* Brief *
Write out the entire listing below exactly, with the pictures left out.

[BEGIN]

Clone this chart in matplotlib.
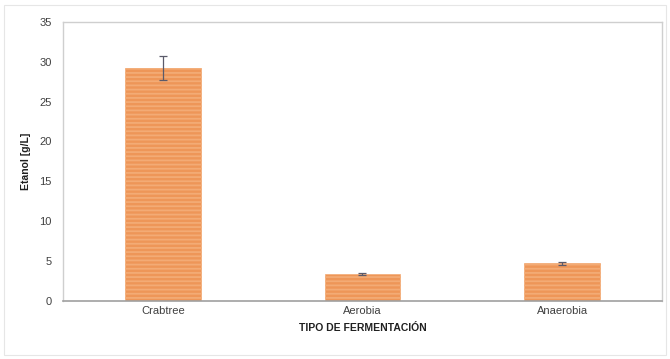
import matplotlib
matplotlib.use("Agg")
import matplotlib.pyplot as plt
from matplotlib.patches import Rectangle

plt.rcParams['font.family'] = ['Liberation Sans', 'DejaVu Sans']
plt.rcParams['hatch.color'] = '#fcd6b8'
plt.rcParams['hatch.linewidth'] = 1.3

# data
categories = ['Crabtree', 'Aerobia', 'Anaerobia']
etanol = [29.2, 3.4, 4.7]
errores = [1.5, 0.15, 0.2]

fig = plt.figure(figsize=(6.7, 3.59), dpi=100)
ax = fig.add_axes([0.094, 0.162, 0.894, 0.777])

# faint outer border of the chart area
fig.patches.append(Rectangle((0.006, 0.01), 0.988, 0.975, transform=fig.transFigure,
                             fill=False, edgecolor='#e6e6e6', linewidth=0.8))

x = range(len(categories))
ax.bar(x, etanol, width=0.38, color='#ee9658', edgecolor='#f3ab75', linewidth=0.5,
       hatch='----', zorder=2)
ax.errorbar(x, etanol, yerr=errores, fmt='none', ecolor='#5a5a6a', elinewidth=0.9,
            capsize=3, capthick=0.9, zorder=3)

ax.set_xlim(-0.5, 2.5)
ax.set_ylim(0, 35)
ax.set_yticks(range(0, 36, 5))
ax.set_xticks(list(x))
ax.set_xticklabels(categories)
ax.tick_params(axis='both', length=0, labelsize=8, colors='#404040', pad=4)
ax.tick_params(axis='y', pad=8)

for side in ['top', 'right', 'left']:
    ax.spines[side].set_color('#cfcfcf')
    ax.spines[side].set_linewidth(1.0)
ax.spines['bottom'].set_color('#a0a0a0')
ax.spines['bottom'].set_linewidth(1.2)

ax.set_ylabel('Etanol [g/L]', fontsize=7.5, fontweight='bold', color='#202020', labelpad=6)
ax.set_xlabel('TIPO DE FERMENTACIÓN', fontsize=7.5, fontweight='bold', color='#202020', labelpad=5)

fig.savefig('out.png', dpi=100)
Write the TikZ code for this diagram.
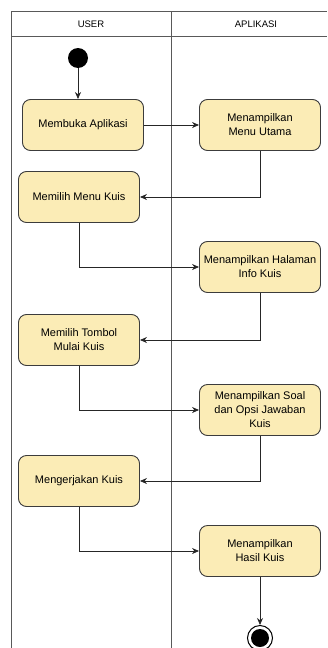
\documentclass[tikz,border=0pt]{standalone}
\usepackage{fontspec}
\setmainfont{Liberation Sans}
\usepackage{xcolor}
\usepackage{tikz}
\usetikzlibrary{arrows.meta,positioning,calc}
\definecolor{actfill}{HTML}{FBECB6}
\definecolor{actline}{HTML}{3C3C3C}

\begin{document}
\begin{tikzpicture}[x=1pt, y=-1pt,
    act/.style={draw=actline, rounded corners=8pt, minimum width=121pt, minimum height=51pt, align=center, fill=actfill, inner sep=1pt, line width=0.9pt, font=\fontsize{11}{14}\selectfont},
    lane/.style={draw=black!65, line width=0.8pt},
    arr/.style={-{Stealth[length=7pt, width=6pt]}, line width=0.8pt, draw=black!85},
]
    \useasboundingbox (0,0) rectangle (327,648);

    % Swimlanes
    \draw[lane] (11,648) -- (11,11) -- (327,11);
    \draw[lane] (11,36) -- (327,36);
    \draw[lane] (171,11) -- (171,648);
    \node[font=\fontsize{9.5}{11}\selectfont] (user) at (91,24) {USER};
    \node[font=\fontsize{9.5}{11}\selectfont] (aplikasi) at (256,24) {APLIKASI};

    % Start
    \node[circle, fill=black, minimum size=20pt, inner sep=0pt] (start) at (78,58) {};

    % User lane
    \node[act] (buka) at (83,125) {Membuka Aplikasi};
    \node[act] (pilihmenu) at (79,197) {Memilih Menu Kuis};
    \node[act] (tombol) at (79,340) {Memilih Tombol\\Mulai Kuis};
    \node[act] (kerjakan) at (79,481) {Mengerjakan Kuis};

    % Aplikasi lane
    \node[act] (menuutama) at (260,125) {Menampilkan\\Menu Utama};
    \node[act] (info) at (260,267) {Menampilkan Halaman\\Info Kuis};
    \node[act] (soal) at (260,410) {Menampilkan Soal\\dan Opsi Jawaban\\Kuis};
    \node[act] (hasil) at (260,551) {Menampilkan\\Hasil Kuis};

    % End
    \node[circle, draw=black, line width=1pt, minimum size=25pt, inner sep=0pt] (finish) at (260,638) {};
    \node[circle, fill=black, minimum size=18pt, inner sep=0pt] (finishdot) at (finish) {};

    % Arrows
    \draw[arr] (start) -- (start |- buka.north);
    \draw[arr] (buka) -- (menuutama);
    \draw[arr] (menuutama.south) |- (pilihmenu.east);
    \draw[arr] (pilihmenu.south) |- (info.west);
    \draw[arr] (info.south) |- (tombol.east);
    \draw[arr] (tombol.south) |- (soal.west);
    \draw[arr] (soal.south) |- (kerjakan.east);
    \draw[arr] (kerjakan.south) |- (hasil.west);
    \draw[arr] (hasil) -- (finish);
\end{tikzpicture}
\end{document}
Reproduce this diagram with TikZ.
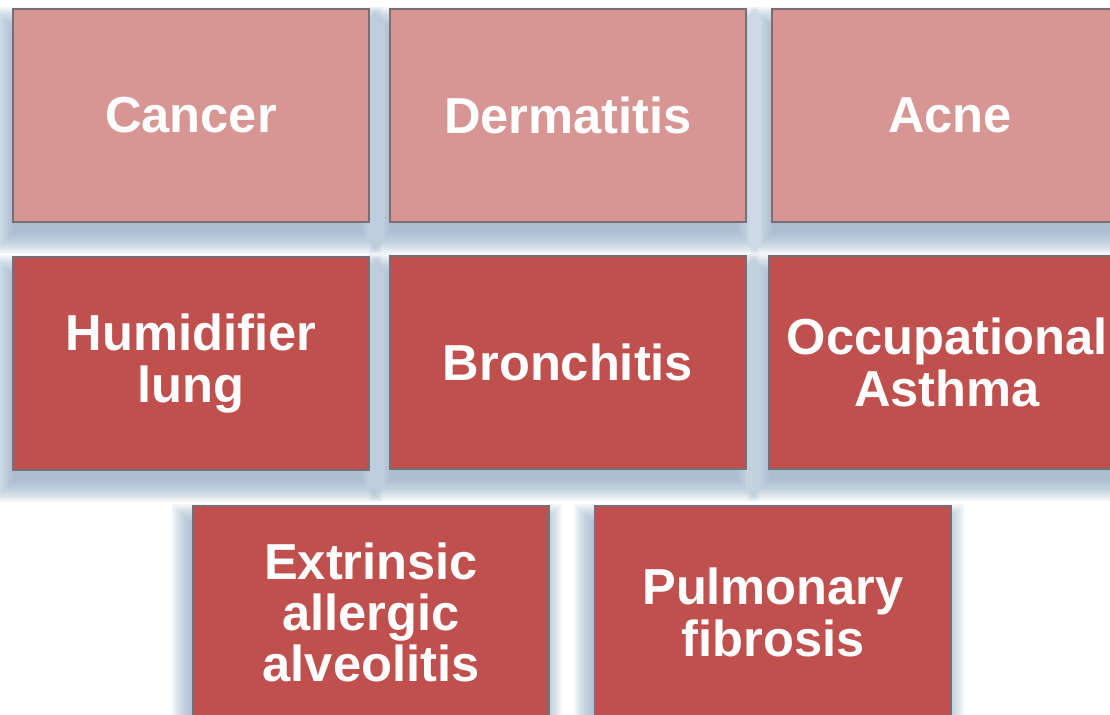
\documentclass[tikz,border=0pt]{standalone}
\usepackage{fontspec}
\setmainfont{Liberation Sans}
\usetikzlibrary{calc,backgrounds}
\definecolor{HazardLight}{HTML}{D79594}
\definecolor{HazardDark}{HTML}{C0504D}
\definecolor{HazardBorder}{HTML}{7A6E74}
\definecolor{HazardShadow}{HTML}{8FA8C4}

\begin{document}
\begin{tikzpicture}[x=0.5pt,y=-0.5pt,
 font=\fontsize{25.3}{25.6}\selectfont\bfseries,
 tile/.style={draw=HazardBorder,line width=0.6pt,text=white,align=center,
 minimum width=178pt,minimum height=106.5pt,inner sep=0pt},
 skin/.style={tile,fill=HazardLight},
 lung/.style={tile,fill=HazardDark}]
\useasboundingbox (0,0) rectangle (1110,715);
% skin conditions
\node[skin] (cancer) at (191,115.5) {Cancer};
\node[skin] (derm) at (568,115.5) {Dermatitis};
\node[skin] (acne) at (950,115.5) {Acne};
% lung conditions
\node[lung] (humid) at (191,363.5) {Humidifier\\lung};
\node[lung] (bronch) at (568,362.5) {Bronchitis};
\node[lung] (asthma) at (947,362.5) {Occupational\\Asthma};
\node[lung] (alveo) at (371,612.5) {Extrinsic\\allergic\\alveolitis};
\node[lung] (fibro) at (773,612.5) {Pulmonary\\fibrosis};
% soft shadows
\begin{scope}[on background layer]
\clip (0,0) rectangle (1110,715);
\fill[white] (0,0) rectangle (1110,715);
\foreach \n in {cancer,derm,acne,humid,bronch,asthma,alveo,fibro}
 \foreach \d in {-6,-4,...,16}
 \fill[HazardShadow,opacity=0.1]
 ($(\n.north west)+(-4-\d,15-\d)$) rectangle ($(\n.south east)+(-4+\d,15+\d)$);
\end{scope}
\end{tikzpicture}
\end{document}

[END]

* Response for this exercise *
Clone this chart in matplotlib.
import matplotlib
matplotlib.use("Agg")
import matplotlib.pyplot as plt
from matplotlib.patches import Rectangle

plt.rcParams['font.family'] = ['Liberation Sans', 'DejaVu Sans']
plt.rcParams['hatch.color'] = '#fcd6b8'
plt.rcParams['hatch.linewidth'] = 1.3

# data
categories = ['Crabtree', 'Aerobia', 'Anaerobia']
etanol = [29.2, 3.4, 4.7]
errores = [1.5, 0.15, 0.2]

fig = plt.figure(figsize=(6.7, 3.59), dpi=100)
ax = fig.add_axes([0.094, 0.162, 0.894, 0.777])

# faint outer border of the chart area
fig.patches.append(Rectangle((0.006, 0.01), 0.988, 0.975, transform=fig.transFigure,
                             fill=False, edgecolor='#e6e6e6', linewidth=0.8))

x = range(len(categories))
ax.bar(x, etanol, width=0.38, color='#ee9658', edgecolor='#f3ab75', linewidth=0.5,
       hatch='----', zorder=2)
ax.errorbar(x, etanol, yerr=errores, fmt='none', ecolor='#5a5a6a', elinewidth=0.9,
            capsize=3, capthick=0.9, zorder=3)

ax.set_xlim(-0.5, 2.5)
ax.set_ylim(0, 35)
ax.set_yticks(range(0, 36, 5))
ax.set_xticks(list(x))
ax.set_xticklabels(categories)
ax.tick_params(axis='both', length=0, labelsize=8, colors='#404040', pad=4)
ax.tick_params(axis='y', pad=8)

for side in ['top', 'right', 'left']:
    ax.spines[side].set_color('#cfcfcf')
    ax.spines[side].set_linewidth(1.0)
ax.spines['bottom'].set_color('#a0a0a0')
ax.spines['bottom'].set_linewidth(1.2)

ax.set_ylabel('Etanol [g/L]', fontsize=7.5, fontweight='bold', color='#202020', labelpad=6)
ax.set_xlabel('TIPO DE FERMENTACIÓN', fontsize=7.5, fontweight='bold', color='#202020', labelpad=5)

fig.savefig('out.png', dpi=100)
Write the TikZ code for this diagram.
\documentclass[tikz,border=0pt]{standalone}
\usepackage{fontspec}
\setmainfont{Liberation Sans}
\usepackage{xcolor}
\usepackage{tikz}
\usetikzlibrary{arrows.meta,positioning,calc}
\definecolor{actfill}{HTML}{FBECB6}
\definecolor{actline}{HTML}{3C3C3C}

\begin{document}
\begin{tikzpicture}[x=1pt, y=-1pt,
    act/.style={draw=actline, rounded corners=8pt, minimum width=121pt, minimum height=51pt, align=center, fill=actfill, inner sep=1pt, line width=0.9pt, font=\fontsize{11}{14}\selectfont},
    lane/.style={draw=black!65, line width=0.8pt},
    arr/.style={-{Stealth[length=7pt, width=6pt]}, line width=0.8pt, draw=black!85},
]
    \useasboundingbox (0,0) rectangle (327,648);

    % Swimlanes
    \draw[lane] (11,648) -- (11,11) -- (327,11);
    \draw[lane] (11,36) -- (327,36);
    \draw[lane] (171,11) -- (171,648);
    \node[font=\fontsize{9.5}{11}\selectfont] (user) at (91,24) {USER};
    \node[font=\fontsize{9.5}{11}\selectfont] (aplikasi) at (256,24) {APLIKASI};

    % Start
    \node[circle, fill=black, minimum size=20pt, inner sep=0pt] (start) at (78,58) {};

    % User lane
    \node[act] (buka) at (83,125) {Membuka Aplikasi};
    \node[act] (pilihmenu) at (79,197) {Memilih Menu Kuis};
    \node[act] (tombol) at (79,340) {Memilih Tombol\\Mulai Kuis};
    \node[act] (kerjakan) at (79,481) {Mengerjakan Kuis};

    % Aplikasi lane
    \node[act] (menuutama) at (260,125) {Menampilkan\\Menu Utama};
    \node[act] (info) at (260,267) {Menampilkan Halaman\\Info Kuis};
    \node[act] (soal) at (260,410) {Menampilkan Soal\\dan Opsi Jawaban\\Kuis};
    \node[act] (hasil) at (260,551) {Menampilkan\\Hasil Kuis};

    % End
    \node[circle, draw=black, line width=1pt, minimum size=25pt, inner sep=0pt] (finish) at (260,638) {};
    \node[circle, fill=black, minimum size=18pt, inner sep=0pt] (finishdot) at (finish) {};

    % Arrows
    \draw[arr] (start) -- (start |- buka.north);
    \draw[arr] (buka) -- (menuutama);
    \draw[arr] (menuutama.south) |- (pilihmenu.east);
    \draw[arr] (pilihmenu.south) |- (info.west);
    \draw[arr] (info.south) |- (tombol.east);
    \draw[arr] (tombol.south) |- (soal.west);
    \draw[arr] (soal.south) |- (kerjakan.east);
    \draw[arr] (kerjakan.south) |- (hasil.west);
    \draw[arr] (hasil) -- (finish);
\end{tikzpicture}
\end{document}
Reproduce this diagram with TikZ.
\documentclass[tikz,border=0pt]{standalone}
\usepackage{fontspec}
\setmainfont{Liberation Sans}
\usetikzlibrary{calc,backgrounds}
\definecolor{HazardLight}{HTML}{D79594}
\definecolor{HazardDark}{HTML}{C0504D}
\definecolor{HazardBorder}{HTML}{7A6E74}
\definecolor{HazardShadow}{HTML}{8FA8C4}

\begin{document}
\begin{tikzpicture}[x=0.5pt,y=-0.5pt,
 font=\fontsize{25.3}{25.6}\selectfont\bfseries,
 tile/.style={draw=HazardBorder,line width=0.6pt,text=white,align=center,
 minimum width=178pt,minimum height=106.5pt,inner sep=0pt},
 skin/.style={tile,fill=HazardLight},
 lung/.style={tile,fill=HazardDark}]
\useasboundingbox (0,0) rectangle (1110,715);
% skin conditions
\node[skin] (cancer) at (191,115.5) {Cancer};
\node[skin] (derm) at (568,115.5) {Dermatitis};
\node[skin] (acne) at (950,115.5) {Acne};
% lung conditions
\node[lung] (humid) at (191,363.5) {Humidifier\\lung};
\node[lung] (bronch) at (568,362.5) {Bronchitis};
\node[lung] (asthma) at (947,362.5) {Occupational\\Asthma};
\node[lung] (alveo) at (371,612.5) {Extrinsic\\allergic\\alveolitis};
\node[lung] (fibro) at (773,612.5) {Pulmonary\\fibrosis};
% soft shadows
\begin{scope}[on background layer]
\clip (0,0) rectangle (1110,715);
\fill[white] (0,0) rectangle (1110,715);
\foreach \n in {cancer,derm,acne,humid,bronch,asthma,alveo,fibro}
 \foreach \d in {-6,-4,...,16}
 \fill[HazardShadow,opacity=0.1]
 ($(\n.north west)+(-4-\d,15-\d)$) rectangle ($(\n.south east)+(-4+\d,15+\d)$);
\end{scope}
\end{tikzpicture}
\end{document}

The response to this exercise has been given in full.